Collected data entries:
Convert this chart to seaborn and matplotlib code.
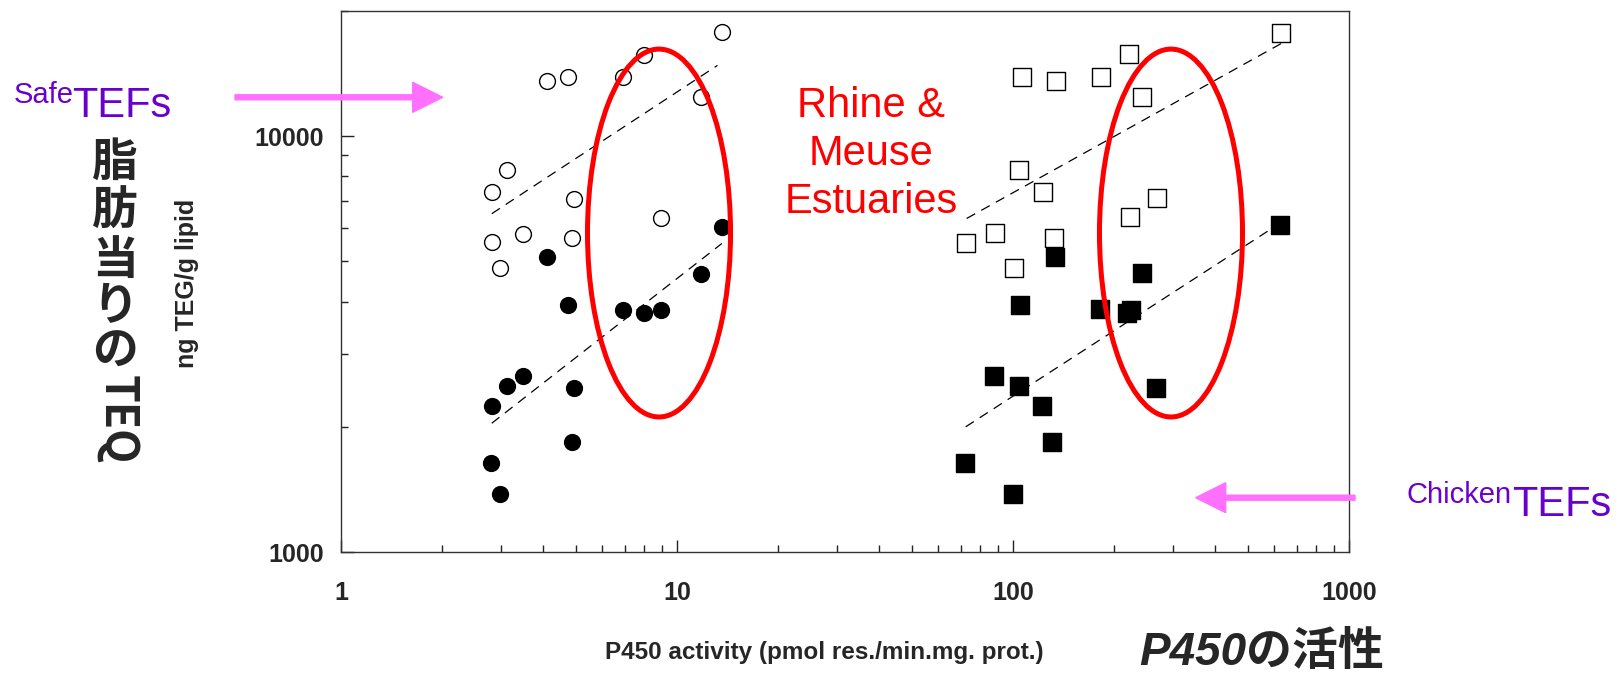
import numpy as np
import pandas as pd
import matplotlib
matplotlib.use("Agg")
import matplotlib.pyplot as plt
import seaborn as sns
from matplotlib.patches import Ellipse, FancyArrow
from matplotlib.ticker import FixedLocator, FixedFormatter, NullFormatter
from matplotlib import font_manager

# ---------------- data ----------------
circ_open_x = [13.6, 8.0, 6.92, 4.74, 4.09, 11.8, 3.11, 2.81, 4.93, 8.94, 2.81, 3.48, 4.87, 2.97]
circ_open_y = [17800, 15700, 13900, 13900, 13600, 12400, 8290, 7360, 7070, 6350, 5570, 5830, 5690, 4810]
circ_fill_x = [13.6, 11.8, 4.09, 4.74, 6.92, 7.99, 8.94, 3.48, 3.11, 2.81, 4.93, 4.87, 2.80, 2.97]
circ_fill_y = [6060, 4670, 5130, 3920, 3820, 3750, 3810, 2650, 2510, 2240, 2480, 1840, 1640, 1380]

sq_open_x = [628, 221, 106, 134, 183, 242, 104, 123, 268, 223, 72.5, 88.4, 132, 101]
sq_open_y = [17700, 15800, 13900, 13600, 13900, 12400, 8290, 7330, 7100, 6400, 5550, 5860, 5690, 4830]
sq_fill_x = [625, 242, 133, 105, 181, 219, 224, 266, 87.8, 104, 71.9, 122, 131, 100]
sq_fill_y = [6110, 4690, 5130, 3920, 3840, 3750, 3810, 2480, 2650, 2510, 1640, 2240, 1840, 1380]

# regression-line end points
fit_circ_open_x = [2.81, 13.2]
fit_circ_open_y = [6510, 14800]
fit_circ_fill_x = [2.81, 13.6]
fit_circ_fill_y = [2040, 5520]
fit_sq_open_x = [72.8, 628]
fit_sq_open_y = [6340, 16700]
fit_sq_fill_x = [72.3, 575]
fit_sq_fill_y = [2000, 5920]

x_ticks = [1, 10, 100, 1000]
x_tick_labels = ["1", "10", "100", "1000"]
y_ticks = [1000, 10000]
y_tick_labels = ["1000", "10000"]

# ---------------- style ----------------
sns.set_style("white")
plt.rcParams["font.family"] = ["Liberation Sans", "Noto Sans CJK JP", "DejaVu Sans"]
plt.rcParams["lines.scale_dashes"] = False

installed = {f.name for f in font_manager.fontManager.ttflist}
narrow = "Liberation Sans Narrow" if "Liberation Sans Narrow" in installed else "Noto Sans CJK JP"

W, H = 1620, 674
fig = plt.figure(figsize=(W / 100, H / 100), dpi=100)
ax = fig.add_axes([341 / W, 1 - 552 / H, 1008 / W, 541 / H])

ax.set_xscale("log")
ax.set_yscale("log")

mk_open = dict(color="white", edgecolor="black", linewidth=1.0, zorder=3, legend=False)
mk_fill = dict(color="black", edgecolor="black", linewidth=1.0, zorder=3, legend=False)

sns.scatterplot(x=circ_open_x, y=circ_open_y, marker="o", s=130, ax=ax, **mk_open)
sns.scatterplot(x=circ_fill_x, y=circ_fill_y, marker="o", s=130, ax=ax, **mk_fill)
sns.scatterplot(x=sq_open_x, y=sq_open_y, marker="s", s=150, ax=ax, **mk_open)
sns.scatterplot(x=sq_fill_x, y=sq_fill_y, marker="s", s=150, ax=ax, **mk_fill)

for fx, fy in [(fit_circ_open_x, fit_circ_open_y), (fit_circ_fill_x, fit_circ_fill_y),
               (fit_sq_open_x, fit_sq_open_y), (fit_sq_fill_x, fit_sq_fill_y)]:
    sns.lineplot(x=fx, y=fy, color="black", linewidth=0.9, linestyle=(0, (7, 5)),
                 ax=ax, zorder=2, legend=False)

ax.set_xlim(1, 1000)
ax.set_ylim(1000, 20000)

ax.xaxis.set_major_locator(FixedLocator(x_ticks))
ax.xaxis.set_major_formatter(FixedFormatter(x_tick_labels))
ax.yaxis.set_major_locator(FixedLocator(y_ticks))
ax.yaxis.set_major_formatter(FixedFormatter(y_tick_labels))
ax.xaxis.set_minor_formatter(NullFormatter())
ax.yaxis.set_minor_formatter(NullFormatter())
ax.tick_params(which="both", direction="in", color="#222222", width=1.0,
               bottom=True, left=True, top=False, right=False)
ax.tick_params(which="major", length=9)
ax.tick_params(which="minor", length=5)
ax.tick_params(axis="x", which="major", pad=21, labelsize=18)
ax.tick_params(axis="y", which="major", pad=12, labelsize=18)
for lab in ax.get_xticklabels() + ax.get_yticklabels():
    lab.set_fontweight("bold")
for sp in ax.spines.values():
    sp.set_color("#333333")
    sp.set_linewidth(1.0)
    sp.set_visible(True)
ax.set_xlabel("")
ax.set_ylabel("")

# ---------------- annotations ----------------
for cx in (0.3155, 0.8234):
    ax.add_patch(Ellipse((cx, 0.5896), 0.1419, 0.680, transform=ax.transAxes,
                         fill=False, edgecolor="#ff0000", linewidth=3.6, zorder=4,
                         clip_on=False))

fig.text(871 / W, 1 - 154 / H, "Rhine &\nMeuse\nEstuaries", color="#ff0000",
         fontsize=30, ha="center", va="center", linespacing=1.26)

purple = "#6a00cc"
fig.text(14 / W, 1 - 103 / H, "Safe", color=purple, fontsize=21, va="baseline")
fig.text(72 / W, 1 - 116.7 / H, "TEFs", color=purple, fontsize=30, va="baseline")
fig.text(1407 / W, 1 - 503 / H, "Chicken", color=purple, fontsize=21, va="baseline")
fig.text(1512 / W, 1 - 516 / H, "TEFs", color=purple, fontsize=30, va="baseline")

pink = "#ff70ff"
tr = fig.dpi_scale_trans
fig.patches.append(FancyArrow(2.35, (H - 97.3) / 100, 4.427 - 2.35, 0, width=0.05,
                              head_width=0.30, head_length=0.30, length_includes_head=True,
                              color=pink, transform=tr, figure=fig, zorder=5))
fig.patches.append(FancyArrow(13.55, (H - 497.7) / 100, 11.957 - 13.55, 0, width=0.05,
                              head_width=0.30, head_length=0.30, length_includes_head=True,
                              color=pink, transform=tr, figure=fig, zorder=5))

# vertical Japanese y-label
jp_font = ["Noto Sans CJK JP", "DejaVu Sans"]
for ch, yc in zip(["脂", "肪", "当", "り", "の"], [163, 212, 261, 307, 352]):
    fig.text(115 / W, 1 - yc / H, ch, family=jp_font, fontsize=33, ha="center",
             va="center", weight="bold")
fig.text(117 / W, 1 - 420 / H, "TEQ", family=[narrow, "Noto Sans CJK JP"], fontsize=32,
         weight="bold", rotation=-90, ha="center", va="center")

fig.text(187 / W, 1 - 283 / H, "ng TEG/g lipid", fontsize=18, weight="bold",
         rotation=90, ha="center", va="center")

fig.text(824 / W, 1 - 653 / H, "P450 activity (pmol res./min.mg. prot.)", fontsize=17.5,
         weight="bold", ha="center", va="center")
fig.text(1262 / W, 1 - 653 / H, "P450の活性", family=["Liberation Sans", "Noto Sans CJK JP"],
         fontsize=33, weight="bold", style="italic", ha="center", va="center")

fig.savefig("out.png", dpi=100)
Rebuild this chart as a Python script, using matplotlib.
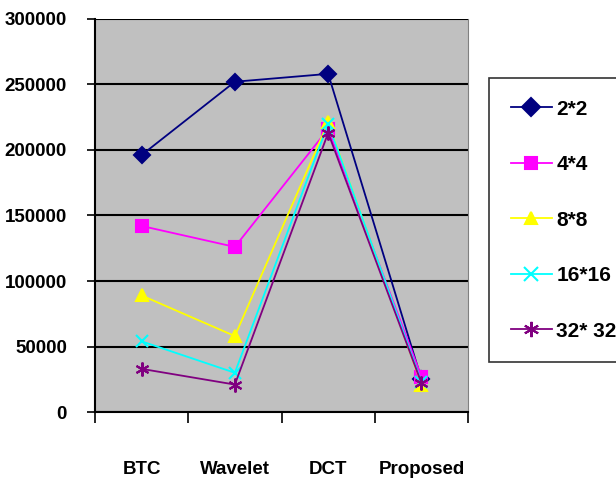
import numpy as np
import matplotlib.pyplot as plt

methods = ['BTC', 'Wavelet', 'DCT', 'Proposed']
block_sizes = ['2*2', '4*4', '8*8', '16*16', '32* 32']
s2 = [196000, 252000, 258000, 25000]
s4 = [142000, 126000, 216000, 27000]
s8 = [89000, 58000, 221000, 21000]
s16 = [54000, 30000, 220000, 23000]
s32 = [33000, 21000, 213000, 22000]

series = [s2, s4, s8, s16, s32]
colors = ['#000080', '#ff00ff', '#ffff00', '#00ffff', '#800080']
markers = ['D', 's', '^', 'x', (6, 2, 0)]
msizes = [8, 8, 8, 9, 10]

plt.rcParams['font.family'] = ['Liberation Sans', 'DejaVu Sans']
plt.rcParams['font.weight'] = 'bold'

fig = plt.figure(figsize=(6.16, 4.82), dpi=100)
ax = fig.add_axes([0.154, 0.145, 0.606, 0.816])
ax.set_facecolor('#c0c0c0')

x = np.arange(len(methods))
for vals, c, m, ms, lab in zip(series, colors, markers, msizes, block_sizes):
    ax.plot(x, vals, color=c, marker=m, markersize=ms, linewidth=1.3,
            markeredgewidth=1.5, label=lab)

ax.set_xlim(-0.5, 3.5)
ax.set_ylim(0, 300000)
ax.set_yticks(np.arange(0, 300001, 50000))
ax.set_yticklabels([str(v) for v in range(0, 300001, 50000)], fontsize=13.5)
ax.yaxis.grid(True, color='black', linewidth=1.5)
ax.set_axisbelow(True)

# category borders get the tick marks, names sit between them
ax.set_xticks(np.arange(-0.5, 3.6, 1))
ax.set_xticklabels([])
ax.set_xticks(x, minor=True)
ax.set_xticklabels(methods, minor=True, fontsize=13.5)
ax.tick_params(axis='x', which='major', length=8, width=1.2, direction='out')
ax.tick_params(axis='x', which='minor', length=0, pad=35)
ax.tick_params(axis='y', length=6, width=1.2, pad=14)

for side in ['left', 'bottom']:
    ax.spines[side].set_linewidth(1.5)
    ax.spines[side].set_color('black')
ax.spines['top'].set_visible(False)
ax.spines['right'].set_color('#808080')

leg = ax.legend(loc='upper left', bbox_to_anchor=(1.055, 0.85), fontsize=15,
                frameon=True, fancybox=False, edgecolor='black',
                borderpad=1.05, labelspacing=1.75, handlelength=2.0,
                handletextpad=0.2, borderaxespad=0, markerscale=1.1)
leg.get_frame().set_linewidth(1.2)

fig.savefig('out.png', dpi=100)
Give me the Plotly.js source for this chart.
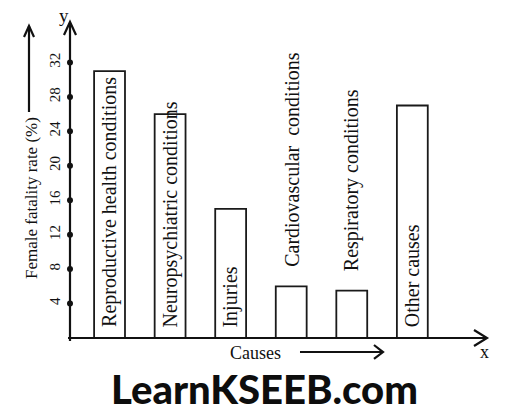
<!DOCTYPE html>
<html>
<head>
<meta charset="utf-8">
<script src="https://cdn.plot.ly/plotly-3.0.1.min.js"></script>
<style>
  body { margin: 0; background: #fff; }
  #chart { width: 509px; height: 413px; }
</style>
</head>
<body>
<div id="chart"></div>
<script>
// data
var causes = ["Reproductive health conditions", "Neuropsychiatric conditions", "Injuries",
  "Cardiovascular  conditions", "Respiratory conditions", "Other causes"]
var fatality = [31, 26, 15, 6, 5.5, 27]
var tickVals = [4, 8, 12, 16, 20, 24, 28, 32]

var W = 509, H = 413
var mg = {l: 70, r: 24, t: 28, b: 75}
var serif = "Liberation Serif, Times New Roman, serif"

// pixel -> paper helpers for the hand drawn arrows
function px(x){ return (x - mg.l) / (W - mg.l - mg.r) }
function py(y){ return (H - mg.b - y) / (H - mg.t - mg.b) }
function path(pts){
	return pts.map((p, i) => (i ? "L" : "M") + px(p[0]).toFixed(4) + "," + py(p[1]).toFixed(4)).join(" ")
}
function line(pts){
	return {type: "path", xref: "paper", yref: "paper", path: path(pts),
		line: {color: "#111", width: 2.2}}
}
function label(x, y, text, size, extra){
	return Object.assign({xref: "paper", yref: "paper", x: px(x), y: py(y), text: text,
		xanchor: "center", yanchor: "middle", showarrow: false,
		font: {family: serif, size: size, color: "#111"}}, extra || {})
}

var idx = causes.map((c, i) => i)
var xr = [-0.653, 6.2]

var bars = {
	type: "bar",
	x: idx,
	y: fatality,
	width: 0.51,
	marker: {color: "#fff", line: {color: "#1a1a1a", width: 1.8}},
	hoverinfo: "skip"
}

// dots on the y axis at every tick
var dots = {
	type: "scatter",
	mode: "markers",
	x: tickVals.map(() => xr[0]),
	y: tickVals,
	cliponaxis: false,
	marker: {color: "#111", size: 6},
	hoverinfo: "skip"
}

var annotations = causes.map((c, i) => {
	var v = fatality[i]
	return {
		x: i, y: v < 10 ? v + 2 : 1,
		xref: "x", yref: "y",
		text: c, textangle: -90,
		showarrow: false,
		xanchor: "center", yanchor: "bottom",
		font: {family: serif, size: 20, color: "#111"}
	}
})

annotations.push(
	label(31, 198, "Female fatality rate (%)", 17, {textangle: -90}),
	label(64, 16, "y", 19),
	label(484, 352, "x", 18),
	label(255, 353, "Causes", 18),
	label(264, 389, "LearnKSEEB.com", 40,
		{font: {family: "Lato, Open Sans, sans-serif", size: 40, weight: 900, color: "#0d0d0d"}})
)

var shapes = [
	line([[70, 341], [70, 23]]),
	line([[64, 35], [70, 22], [76, 35]]),
	line([[68, 338], [486, 338]]),
	line([[474, 330], [487, 338], [474, 346]]),
	line([[29, 112], [29, 26]]),
	line([[24, 37], [29, 26], [34, 37]]),
	line([[300, 352], [383, 352]]),
	line([[374, 345], [383, 352], [374, 359]])
]

var layout = {
	width: W, height: H,
	margin: mg,
	paper_bgcolor: "#fff",
	plot_bgcolor: "#fff",
	showlegend: false,
	xaxis: {range: xr, showgrid: false, zeroline: false, showline: false,
		showticklabels: false, ticks: "", fixedrange: true},
	yaxis: {range: [0, 36], showgrid: false, zeroline: false, showline: false,
		tickvals: tickVals, tickangle: -90, ticks: "outside", ticklen: 3,
		tickcolor: "rgba(0,0,0,0)",
		tickfont: {family: serif, size: 15, color: "#111"}, fixedrange: true},
	shapes: shapes,
	annotations: annotations
}

Plotly.newPlot("chart", [bars, dots], layout, {displayModeBar: false, staticPlot: true})
</script>
</body>
</html>
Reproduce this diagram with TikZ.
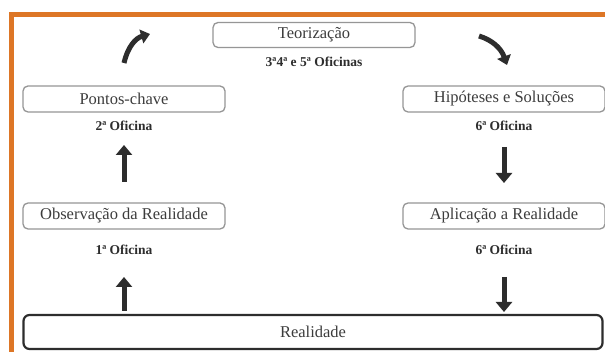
\documentclass[tikz,border=0pt]{standalone}
\usepackage{fontspec}
\setmainfont{Liberation Serif}
\usetikzlibrary{arrows.meta}
\definecolor{frameorange}{RGB}{221,118,38}
\definecolor{boxgray}{RGB}{150,150,150}
\definecolor{txtgray}{RGB}{60,60,60}
\definecolor{arrowdark}{RGB}{45,45,45}
\tikzset{
  stagebox/.style={draw=boxgray, line width=1.3pt, rounded corners=5pt, fill=white,
    minimum width=202pt, minimum height=26pt, inner sep=0pt,
    font=\fontsize{16.5}{16.5}\selectfont, text=txtgray},
  realbox/.style={draw=arrowdark, line width=2.2pt, rounded corners=6pt, fill=white,
    minimum width=579pt, minimum height=34pt, inner sep=0pt,
    font=\fontsize{16.5}{16.5}\selectfont, text=txtgray},
  oflabel/.style={font=\bfseries\fontsize{13.5}{13.5}\selectfont, text=arrowdark, inner sep=0pt},
  bigarrow/.style={draw=arrowdark, line width=5pt, -{Triangle[width=16pt,length=10pt]}},
  curvearrow/.style={draw=arrowdark, line width=5pt, -{Triangle[width=14pt,length=9pt]}}
}
\begin{document}
\begin{tikzpicture}[x=1pt,y=-1pt]
\useasboundingbox (0,0) rectangle (605,352);
\fill[white] (0,0) rectangle (605,352);
% orange frame
\draw[frameorange, line width=5pt] (11,352) -- (11,15) -- (605,15);

% nodes
\node[stagebox, minimum width=202pt, minimum height=25pt] (teo) at (314,35) {Teorização};
\node[oflabel] (teolab) at (314,62) {3ª4ª e 5ª Oficinas};

\node[stagebox] (pc) at (124,99) {Pontos-chave};
\node[oflabel] (pclab) at (124,126) {2ª Oficina};

\node[stagebox] (obs) at (124,216) {Observação da Realidade};
\node[oflabel] (obslab) at (124,250) {1ª Oficina};

\node[stagebox] (hip) at (504,99) {Hipóteses e Soluções};
\node[oflabel] (hiplab) at (504,126) {6ª Oficina};

\node[stagebox] (apl) at (504,216) {Aplicação a Realidade};
\node[oflabel] (apllab) at (504,250) {6ª Oficina};

\node[realbox] (real) at (313,332) {Realidade};

% arrow anchor coordinates
\coordinate (a1s) at (124,311);
\coordinate (a1e) at (124,277);
\coordinate (a2s) at (124,182);
\coordinate (a2e) at (124,145);
\coordinate (a3s) at (504,147);
\coordinate (a3e) at (504,183);
\coordinate (a4s) at (504,277);
\coordinate (a4e) at (504,312);
\coordinate (c1s) at (124,63);
\coordinate (c1e) at (150,34);
\coordinate (c2s) at (479,36);
\coordinate (c2e) at (507,65);

\draw[bigarrow] (a1s) -- (a1e);
\draw[bigarrow] (a2s) -- (a2e);
\draw[bigarrow] (a3s) -- (a3e);
\draw[bigarrow] (a4s) -- (a4e);
\draw[curvearrow] (c1s) .. controls (128,46) and (136,38) .. (c1e);
\draw[curvearrow] (c2s) .. controls (492,40) and (501,48) .. (c2e);
\end{tikzpicture}
\end{document}
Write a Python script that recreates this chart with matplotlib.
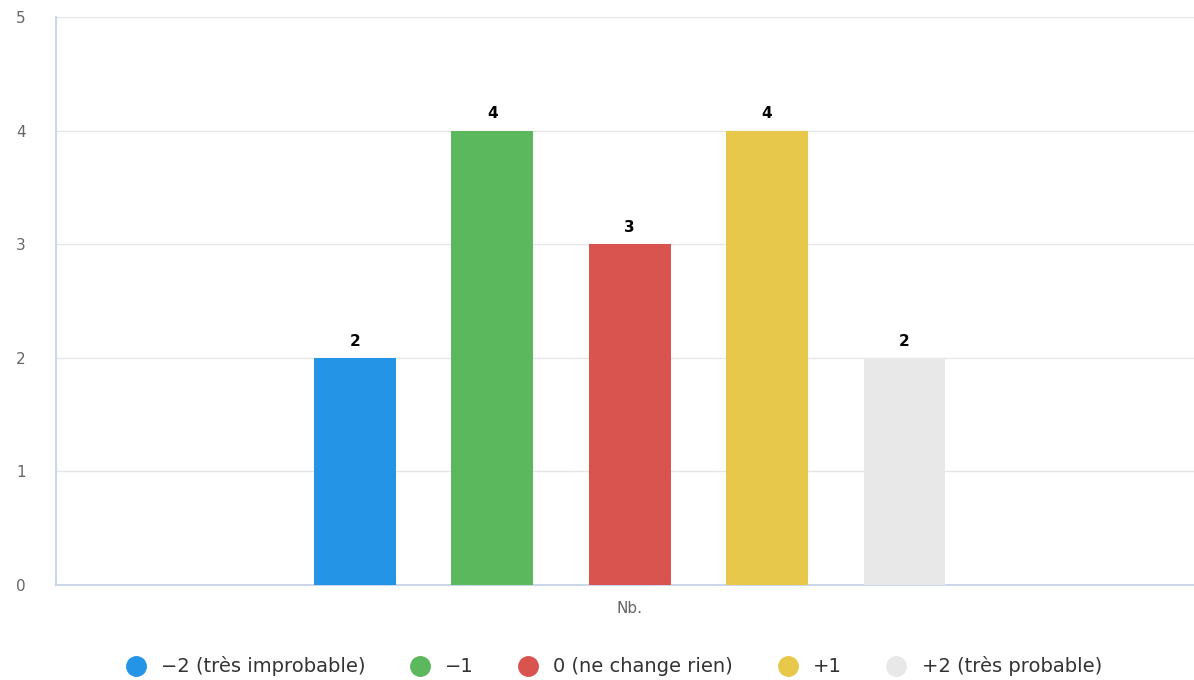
import matplotlib.pyplot as plt
from matplotlib.lines import Line2D

categories = ["\u22122 (très improbable)", "\u22121", "0 (ne change rien)", "+1", "+2 (très probable)"]
values = [2, 4, 3, 4, 2]
colors = ["#2394e6", "#5cb85c", "#d9534f", "#e8c84a", "#e8e8e8"]
x_label = "Nb."

fig = plt.figure(figsize=(11.94, 6.8), dpi=100)
ax = fig.add_axes([0.047, 0.14, 0.953, 0.835])

step = 0.1208
width = 0.072
for i, (val, col) in enumerate(zip(values, colors)):
    xpos = 0.004 + (i - 2) * step
    ax.bar(xpos, val, width=width, color=col, zorder=3)
    ax.text(xpos, val + 0.08, str(val), ha="center", va="bottom",
            fontsize=11, fontweight="bold", color="#000000", zorder=4)

ax.set_xlim(-0.5, 0.5)
ax.set_ylim(0, 5)
ax.set_yticks(range(6))
ax.set_xticks([0.004])
ax.set_xticklabels([x_label])
ax.tick_params(axis="y", length=0, labelsize=11, labelcolor="#666666", pad=22)
ax.tick_params(axis="x", length=0, labelsize=11, labelcolor="#666666", pad=12)
ax.grid(axis="y", color="#e6e6e6", linewidth=1, zorder=0)
for side in ["top", "right"]:
    ax.spines[side].set_visible(False)
for side in ["left", "bottom"]:
    ax.spines[side].set_color("#ccd6eb")
    ax.spines[side].set_linewidth(1.5)

handles = [Line2D([], [], marker="o", linestyle="", markersize=14,
                  markerfacecolor=c, markeredgecolor=c) for c in colors]
fig.legend(handles, categories, loc="center", bbox_to_anchor=(0.51, 0.02),
           ncol=5, frameon=False, fontsize=14, handletextpad=0.3,
           columnspacing=1.8, labelcolor="#333333")

fig.savefig("out.png", dpi=100)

### WHAT TO DO:
Give again, word for word, every line from the top of the data above to the line holding "from matplotlib import font_manager", inclusive, with the pictures left out.

### RESPONSE:
Convert this chart to seaborn and matplotlib code.
import numpy as np
import pandas as pd
import matplotlib
matplotlib.use("Agg")
import matplotlib.pyplot as plt
import seaborn as sns
from matplotlib.patches import Ellipse, FancyArrow
from matplotlib.ticker import FixedLocator, FixedFormatter, NullFormatter
from matplotlib import font_manager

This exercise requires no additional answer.